A silent observer
小林 俊介 / Shunsuke Kobayashi
ライフストーリー
1993年生まれ、東京都出身。
デザイナーの父に連れられ、幼い頃からアートや写真に触れる機会に恵まれた。新しいもの好きの父の手元には、いつも最新のカメラ。気がつけば、小林も自然とカメラを手にしていた。

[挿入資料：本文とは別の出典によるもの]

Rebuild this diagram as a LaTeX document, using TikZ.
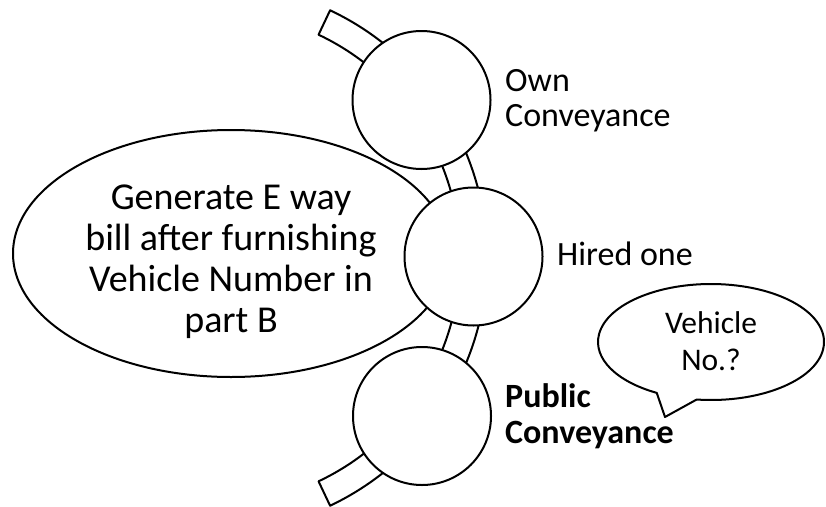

今でも覚えている一枚の写真がある。親戚の集まりで、従姉妹の子どもたちが楽しそうにはしゃぐ様子を捉えた一枚だ。
「ほんとにいい表情してるなぁ」
それを見て父が放った何気ない一言が、控えめだった小林に自信を与えてくれた。小林は、写真を仕事にして生きていくということを真剣に考えるようになり、美大への進学を決めた。
「きっと社会に出ると、お金はあっても時間がない」
そんなことを考えていた学生時代。大学三年の夏休みに、ニューヨークへ一人旅に出た。すべてが初めての世界で、自分の心に素直に、無我夢中でシャッターを切った。帰国して写真を見返した時、好きだと思える写真は、「人」が写っている写真ばかりだということに気がついた。
「自分の写真で、自分の手の届く範囲の人たちを幸せにしたい」
賞のためでも、有名になるためでもない。届けて一番喜んでくれる、目の前の「人」のためにシャッターを切ることを大切にしたい。そう語る小林の写真には、被写体が持つそれぞれの美しさが、静かに収められている。